-------- Data in this exercise --------

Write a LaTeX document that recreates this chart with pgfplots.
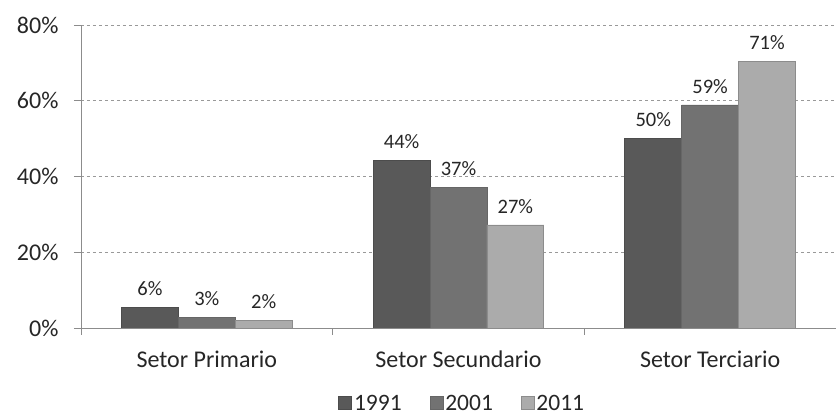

--------
-------- Data in this exercise --------

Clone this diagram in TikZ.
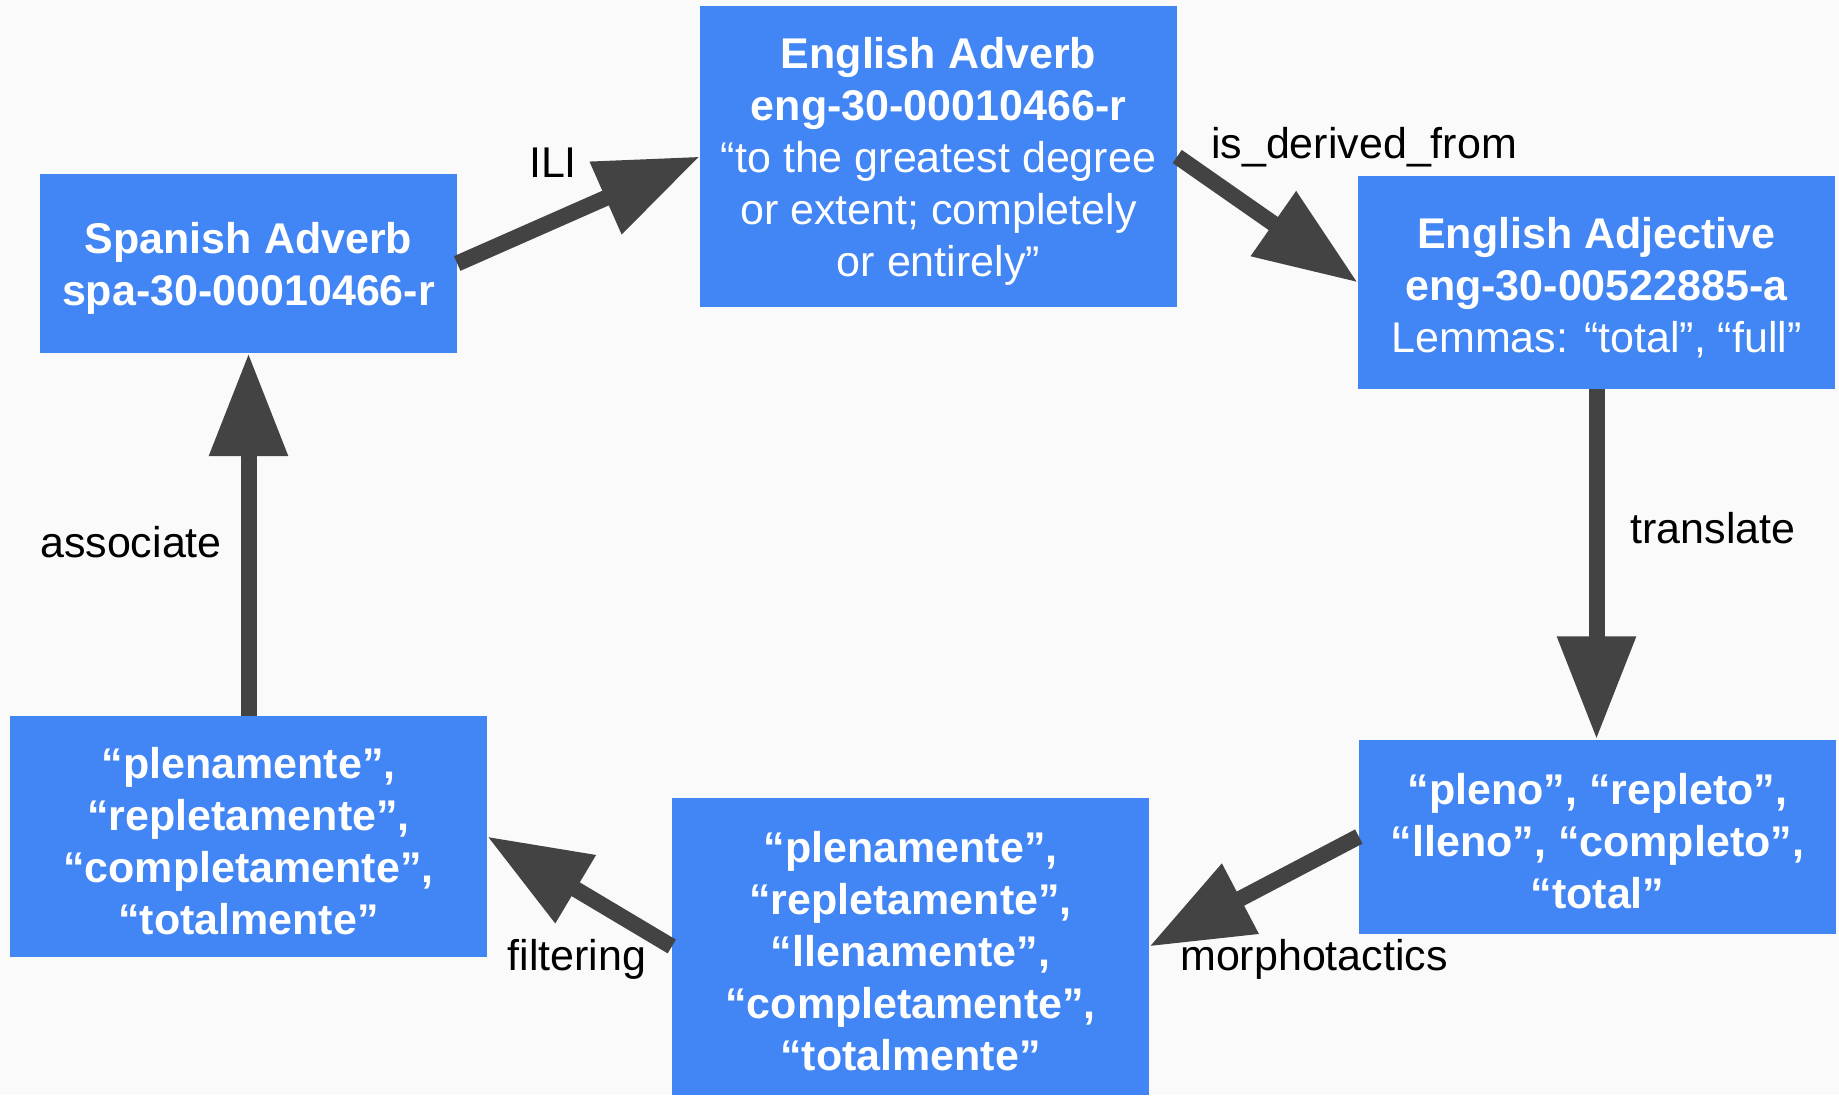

--------
-------- Data in this exercise --------

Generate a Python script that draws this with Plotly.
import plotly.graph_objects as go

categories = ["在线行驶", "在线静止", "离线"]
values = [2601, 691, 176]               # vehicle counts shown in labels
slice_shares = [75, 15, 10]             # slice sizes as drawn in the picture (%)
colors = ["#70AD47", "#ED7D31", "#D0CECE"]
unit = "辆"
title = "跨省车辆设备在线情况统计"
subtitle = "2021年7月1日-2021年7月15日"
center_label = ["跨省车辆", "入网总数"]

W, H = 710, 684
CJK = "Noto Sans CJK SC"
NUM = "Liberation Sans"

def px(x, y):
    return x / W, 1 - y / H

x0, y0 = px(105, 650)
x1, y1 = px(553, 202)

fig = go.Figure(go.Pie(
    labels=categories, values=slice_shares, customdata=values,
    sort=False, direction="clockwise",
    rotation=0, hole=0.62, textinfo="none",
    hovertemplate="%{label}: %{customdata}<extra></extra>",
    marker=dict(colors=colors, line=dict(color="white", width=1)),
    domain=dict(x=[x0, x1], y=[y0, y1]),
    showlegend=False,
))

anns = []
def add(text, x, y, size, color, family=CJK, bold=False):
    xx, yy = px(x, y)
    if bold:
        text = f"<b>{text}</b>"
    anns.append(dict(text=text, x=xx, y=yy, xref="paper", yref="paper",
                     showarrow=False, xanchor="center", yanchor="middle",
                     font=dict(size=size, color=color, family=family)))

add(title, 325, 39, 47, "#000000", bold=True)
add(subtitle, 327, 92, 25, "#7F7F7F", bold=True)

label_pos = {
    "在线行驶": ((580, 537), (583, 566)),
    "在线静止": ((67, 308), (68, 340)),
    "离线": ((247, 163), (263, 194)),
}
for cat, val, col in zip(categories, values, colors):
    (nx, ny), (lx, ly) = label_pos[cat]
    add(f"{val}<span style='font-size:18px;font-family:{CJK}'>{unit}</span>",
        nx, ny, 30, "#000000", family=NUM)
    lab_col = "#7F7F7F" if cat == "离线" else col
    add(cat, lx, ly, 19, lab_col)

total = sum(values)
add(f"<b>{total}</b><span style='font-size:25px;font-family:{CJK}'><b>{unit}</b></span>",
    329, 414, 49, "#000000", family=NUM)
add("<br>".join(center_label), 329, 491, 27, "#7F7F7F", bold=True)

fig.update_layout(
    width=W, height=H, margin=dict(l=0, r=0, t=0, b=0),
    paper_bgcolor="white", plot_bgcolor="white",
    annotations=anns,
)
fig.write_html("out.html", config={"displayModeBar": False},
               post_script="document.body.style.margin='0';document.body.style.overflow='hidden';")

--------

### The task
Find all lines with "document" in them and copy each one.

### Final answer
Write a LaTeX document that recreates this chart with pgfplots.
               post_script="document.body.style.margin='0';document.body.style.overflow='hidden';")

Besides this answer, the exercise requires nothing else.